1. - Ask, "Are all tangible/intangible linkages equally
effective? Do all linkages have the same power for the
same people?" They will likely answer "no." Ask why
and try to direct the discussion to the differences
between links that lead to further information, and
those that lead to something more broadly meaningful.
- An example might be helpful. A pottery shard can represent
the entire system of archeology or the entire culture
of a people--or both--depending on how the interpreter
- Some intangibles are more relevant to more people
2. - Introduce Universal Concepts. Universal Concepts
are intangibles that relate to almost everyone in some
way. Family is an excellent example. Family means different
things to almost everyone, but family still is a relevant
concept to almost everyone. An example of a universal
concept from the previous model product would be most
3. - Have participants list additional universal concepts.
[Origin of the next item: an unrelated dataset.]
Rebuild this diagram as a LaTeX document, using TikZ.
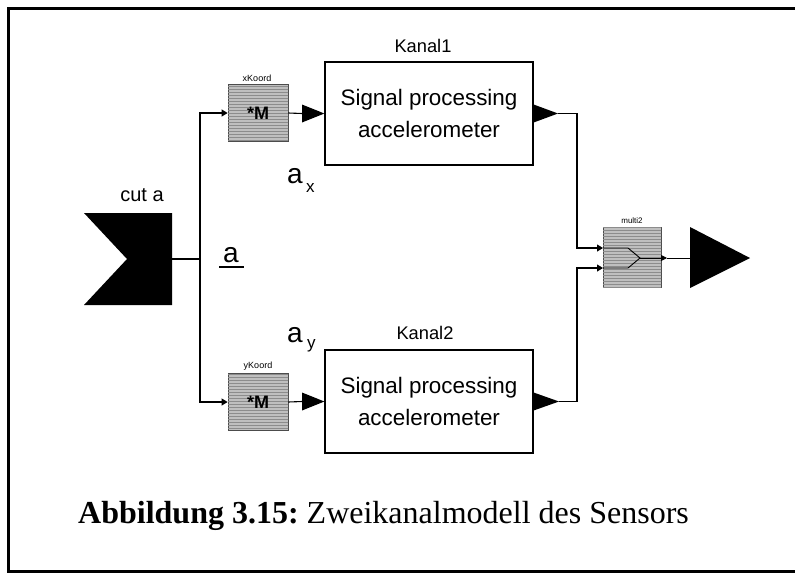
\documentclass[tikz,border=0pt]{standalone}
\usepackage{fontspec}
\setmainfont{Liberation Sans}
\newfontfamily\capfont{Liberation Serif}
\usetikzlibrary{arrows.meta,patterns,calc}
\begin{document}
\begin{tikzpicture}[x=1pt,y=-1pt,
  wire/.style={line width=1.1pt},
  tipwire/.style={line width=1.1pt,-{Triangle[length=6pt,width=7pt]}},
  kanal/.style={draw,line width=1.3pt,minimum width=208pt,minimum height=103pt,inner sep=0,
    align=center,font=\fontsize{22.4}{32}\selectfont},
  gblock/.style={draw=black!70,line width=0.8pt,fill=black!25,
    postaction={pattern=horizontal lines,pattern color=black!45},
    minimum width=60pt,minimum height=57pt,inner sep=0},
  lbl/.style={inner sep=0,anchor=base},
  frameline/.style={line width=3pt,line cap=rect}
]
\useasboundingbox (0,0) rectangle (795,576);
% frame
\draw[frameline] (795,8) -- (8,8) -- (8,571) -- (795,571);

% source chevron
\fill (84,213) -- (172,213) -- (172,305) -- (84,305) -- (127,259) -- cycle;
\coordinate (cutout) at (172,259);
\coordinate (jn) at (200,259);
\node[lbl] (cutlbl) at (142,201) {\fontsize{20}{22}\selectfont cut a};

% underlined a
\node[lbl,anchor=base west] (alabel) at (223,262) {\fontsize{28}{30}\selectfont a};
\draw[line width=1.8pt] (219,267) -- (244,267);

% gain blocks
\node[gblock] (xk) at (258,113) {\fontsize{18}{20}\selectfont\textbf{*M}};
\node[gblock] (yk) at (258,402) {\fontsize{18}{20}\selectfont\textbf{*M}};
\node[lbl] (xklbl) at (257,81) {\fontsize{9}{10}\selectfont xKoord};
\node[lbl] (yklbl) at (258,368) {\fontsize{9}{10}\selectfont yKoord};

% channels
\node[kanal] (k1) at (429,113.5) {Signal processing\\accelerometer};
\node[kanal] (k2) at (429,401.5) {Signal processing\\accelerometer};
\node[lbl] (k1lbl) at (423,52) {\fontsize{18.3}{20}\selectfont Kanal1};
\node[lbl] (k2lbl) at (425,339) {\fontsize{18.3}{20}\selectfont Kanal2};

% a_x, a_y
\node[lbl,anchor=base west] (ax) at (287,183) {\fontsize{28}{30}\selectfont a};
\node[lbl,anchor=base west] (axs) at (306,192) {\fontsize{17}{18}\selectfont x};
\node[lbl,anchor=base west] (ay) at (287,342) {\fontsize{28}{30}\selectfont a};
\node[lbl,anchor=base west] (ays) at (307,348) {\fontsize{17}{18}\selectfont y};

% input ports of channels
\coordinate (k1in) at (302,113.5);
\coordinate (k2in) at (302,401.5);
\fill ($(k1in)+(0,-9)$) -- (k1.west) -- ($(k1in)+(0,9)$) -- cycle;
\fill ($(k2in)+(0,-9)$) -- (k2.west) -- ($(k2in)+(0,9)$) -- cycle;
% output ports of channels
\coordinate (k1out) at (558,113.5);
\coordinate (k2out) at (559,401.5);
\fill ($(k1.east)+(0,-9)$) -- (k1out) -- ($(k1.east)+(0,9)$) -- cycle;
\fill ($(k2.east)+(0,-9)$) -- (k2out) -- ($(k2.east)+(0,9)$) -- cycle;

% mux
\node[gblock,minimum width=58pt,minimum height=60pt] (mux) at (632,257) {};
\node[lbl] (muxlbl) at (632,223) {\fontsize{8}{9}\selectfont multi2};
\coordinate (m1) at (603,248);
\coordinate (m2) at (603,268);
\coordinate (mj) at (640,258);
\coordinate (mo) at (667,258);
\draw[line width=0.9pt] (m1) -- (628,248) -- (mj) -- (628,268) -- (m2);
\draw[line width=0.9pt,-{Triangle[length=6pt,width=6pt]}] (mj) -- (mo);

% output triangle
\coordinate (outin) at (690,258);
\fill (690,227) -- (750,258) -- (690,288) -- cycle;

% wires
\draw[wire] (cutout) -- (jn);
\draw[tipwire] (jn) |- (xk.west);
\draw[tipwire] (jn) |- (yk.west);
\draw[wire] (xk.east) -- (k1in);
\draw[wire] (yk.east) -- (k2in);
\draw[tipwire] (k1out) -- (577,113.5) |- (m1);
\draw[tipwire] (k2out) -- (577,401.5) |- (m2);
\draw[line width=0.9pt] (mo) -- (outin);

% caption
\node[lbl,anchor=base west] (cap) at (78,523)
  {\capfont\fontsize{32}{35}\selectfont\textbf{Abbildung 3.15:}\fontdimen2\font=8pt\ Zweikanalmodell des Sensors};
\end{tikzpicture}
\end{document}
Discuss them and place them on the flipchart as they
are suggested. Make sure some challenging ones like
God are included.
- Again, make point that the actual categorization of
universals should not be argued over at this point.
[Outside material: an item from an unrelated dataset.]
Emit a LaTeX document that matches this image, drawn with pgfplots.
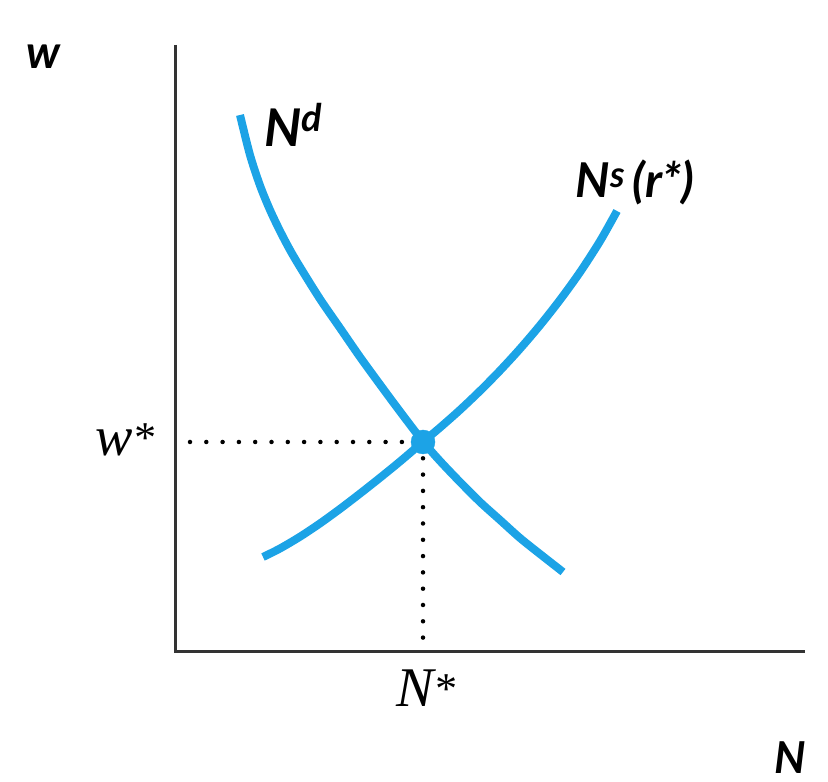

Each interpreter is free to have their own list of universal
concepts--some will simply be more effective than others.
At this point, arguing over categorization will distract
from understanding that some concepts are more relevant
to more people than others.
4. Describe Tilden's principle regarding the need for
relevance. Describe "little r" relevance where the interpreter
refers to some commonly understood object or place in
order to communicate more effectively. Encourage this
as an interpretive technique. Then describe "Big R"
relevance as being the universal concepts described
above. This level of relevance is what Tilden refers
to and is laden with meaning.
5. Suggest participants make lists of tangibles, intangibles,
and universal concepts at their own resource. These
lists can be used during research and site exploration
to cultivate ideas for interpretive products. When the
interpreter finds meaning in the resource, they must
simply identify the tangibles, intangibles, and universal
concepts associated with that discovery. A couple of
examples illustrating this might be helpful.
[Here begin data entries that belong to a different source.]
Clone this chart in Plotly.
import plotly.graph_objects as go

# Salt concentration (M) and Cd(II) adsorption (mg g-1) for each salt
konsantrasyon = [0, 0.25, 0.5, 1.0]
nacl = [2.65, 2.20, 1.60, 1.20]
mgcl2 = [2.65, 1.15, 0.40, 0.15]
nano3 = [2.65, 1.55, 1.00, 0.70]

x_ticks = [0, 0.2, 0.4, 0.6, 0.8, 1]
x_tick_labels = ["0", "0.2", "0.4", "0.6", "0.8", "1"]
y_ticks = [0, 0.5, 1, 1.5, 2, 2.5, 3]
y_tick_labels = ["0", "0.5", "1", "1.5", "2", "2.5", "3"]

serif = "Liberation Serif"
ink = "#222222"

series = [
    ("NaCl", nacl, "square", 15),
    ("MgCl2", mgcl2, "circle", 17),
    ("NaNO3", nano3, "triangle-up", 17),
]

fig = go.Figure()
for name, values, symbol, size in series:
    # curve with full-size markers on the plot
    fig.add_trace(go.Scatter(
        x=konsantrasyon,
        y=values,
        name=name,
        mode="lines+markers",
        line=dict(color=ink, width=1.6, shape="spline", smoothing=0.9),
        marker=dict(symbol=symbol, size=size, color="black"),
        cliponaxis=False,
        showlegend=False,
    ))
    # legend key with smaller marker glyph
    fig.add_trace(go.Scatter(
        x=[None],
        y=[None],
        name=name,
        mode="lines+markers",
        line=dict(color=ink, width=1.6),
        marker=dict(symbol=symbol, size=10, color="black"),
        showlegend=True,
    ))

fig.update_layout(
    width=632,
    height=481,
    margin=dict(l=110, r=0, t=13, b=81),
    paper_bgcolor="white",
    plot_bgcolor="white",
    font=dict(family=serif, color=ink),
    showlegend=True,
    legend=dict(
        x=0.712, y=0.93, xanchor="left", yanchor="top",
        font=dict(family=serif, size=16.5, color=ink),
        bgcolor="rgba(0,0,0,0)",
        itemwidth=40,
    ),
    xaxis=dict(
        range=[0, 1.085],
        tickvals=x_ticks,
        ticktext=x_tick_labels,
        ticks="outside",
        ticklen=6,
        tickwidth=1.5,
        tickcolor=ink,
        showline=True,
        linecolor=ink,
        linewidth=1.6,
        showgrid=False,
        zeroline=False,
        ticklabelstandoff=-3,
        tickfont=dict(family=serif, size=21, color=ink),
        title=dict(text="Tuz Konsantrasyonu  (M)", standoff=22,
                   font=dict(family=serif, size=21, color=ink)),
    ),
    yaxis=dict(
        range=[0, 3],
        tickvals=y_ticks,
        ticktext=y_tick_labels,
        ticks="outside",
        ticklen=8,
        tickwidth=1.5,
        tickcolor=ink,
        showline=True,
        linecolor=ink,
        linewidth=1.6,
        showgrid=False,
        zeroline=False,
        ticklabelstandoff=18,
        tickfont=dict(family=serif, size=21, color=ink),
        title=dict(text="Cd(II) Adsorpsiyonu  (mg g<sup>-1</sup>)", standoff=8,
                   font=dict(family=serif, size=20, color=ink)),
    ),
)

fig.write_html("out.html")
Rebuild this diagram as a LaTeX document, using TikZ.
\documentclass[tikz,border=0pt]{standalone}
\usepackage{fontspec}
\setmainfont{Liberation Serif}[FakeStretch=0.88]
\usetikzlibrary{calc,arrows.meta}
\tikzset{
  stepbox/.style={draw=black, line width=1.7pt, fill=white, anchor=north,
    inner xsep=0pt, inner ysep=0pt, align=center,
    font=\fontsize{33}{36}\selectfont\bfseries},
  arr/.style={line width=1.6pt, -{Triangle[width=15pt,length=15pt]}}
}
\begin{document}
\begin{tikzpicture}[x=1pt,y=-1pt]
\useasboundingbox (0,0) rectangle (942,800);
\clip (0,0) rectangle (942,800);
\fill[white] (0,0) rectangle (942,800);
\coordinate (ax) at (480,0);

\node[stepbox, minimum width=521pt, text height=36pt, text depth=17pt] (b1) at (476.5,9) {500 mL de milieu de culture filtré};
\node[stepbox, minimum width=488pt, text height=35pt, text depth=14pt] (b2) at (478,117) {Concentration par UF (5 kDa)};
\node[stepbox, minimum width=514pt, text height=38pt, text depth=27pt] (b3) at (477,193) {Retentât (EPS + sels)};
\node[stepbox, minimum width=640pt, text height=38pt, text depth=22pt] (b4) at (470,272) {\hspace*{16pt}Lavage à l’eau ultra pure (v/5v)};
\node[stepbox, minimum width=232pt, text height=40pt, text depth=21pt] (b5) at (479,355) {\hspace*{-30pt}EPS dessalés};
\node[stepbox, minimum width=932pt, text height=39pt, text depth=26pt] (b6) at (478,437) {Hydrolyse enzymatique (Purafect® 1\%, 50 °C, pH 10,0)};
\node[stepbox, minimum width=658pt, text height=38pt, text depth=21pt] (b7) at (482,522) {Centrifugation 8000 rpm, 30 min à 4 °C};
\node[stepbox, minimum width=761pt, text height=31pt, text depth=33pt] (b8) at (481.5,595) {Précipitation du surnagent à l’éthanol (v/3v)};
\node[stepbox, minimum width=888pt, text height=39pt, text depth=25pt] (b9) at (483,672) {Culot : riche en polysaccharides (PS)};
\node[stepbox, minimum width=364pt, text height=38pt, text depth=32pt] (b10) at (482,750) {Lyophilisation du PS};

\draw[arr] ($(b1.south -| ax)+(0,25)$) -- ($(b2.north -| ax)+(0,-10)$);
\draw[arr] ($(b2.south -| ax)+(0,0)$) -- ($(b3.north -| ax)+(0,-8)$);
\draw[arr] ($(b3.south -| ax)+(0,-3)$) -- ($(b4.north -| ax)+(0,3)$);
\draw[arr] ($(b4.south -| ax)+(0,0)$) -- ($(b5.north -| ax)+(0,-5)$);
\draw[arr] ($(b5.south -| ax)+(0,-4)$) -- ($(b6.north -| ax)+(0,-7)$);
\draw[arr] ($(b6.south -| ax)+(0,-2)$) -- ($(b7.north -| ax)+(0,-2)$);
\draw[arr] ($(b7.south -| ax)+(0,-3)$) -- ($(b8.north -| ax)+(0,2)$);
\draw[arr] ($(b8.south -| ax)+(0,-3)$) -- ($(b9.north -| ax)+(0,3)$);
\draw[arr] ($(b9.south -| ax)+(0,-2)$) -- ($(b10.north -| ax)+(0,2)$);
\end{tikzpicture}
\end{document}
Objects Exercise - 20-30 Minutes - Small Groups
- Divide into small groups and give each an object.
Have them discuss and identify the tangible/intangible
linkages and possible universal concepts for that object.
- Have the groups report back and open discussion for
additional ideas and linkages.
- Verbally make the assignment and pass out the following.
Tangible/Intangible Linkages: Assignment
- Choose a tangible object that somehow represents you
resource. It might be easiest to focus on a specific
object like a seed or a tree rather than a forest.
- Write down what that object is.
- Identify six linkages that object has to the intangible
resources at your site. At least two of them should
be universal concepts. Your assignment can be typed
or handwritten and should be lengthy enough to communicate
the linkages. Some linkages will be very obvious and
will be understood with a word or two. Others may take
greater description. The whole assignment should not
take more than two pages--probably much less. PLEASE
DO NOT WRITE DOWN A TALK OR PROGRAM.
Conclusion - 2 Minutes - Lecture
- Develop a conclusion that focusses back on the role
of interpretation, meanings, or preservation.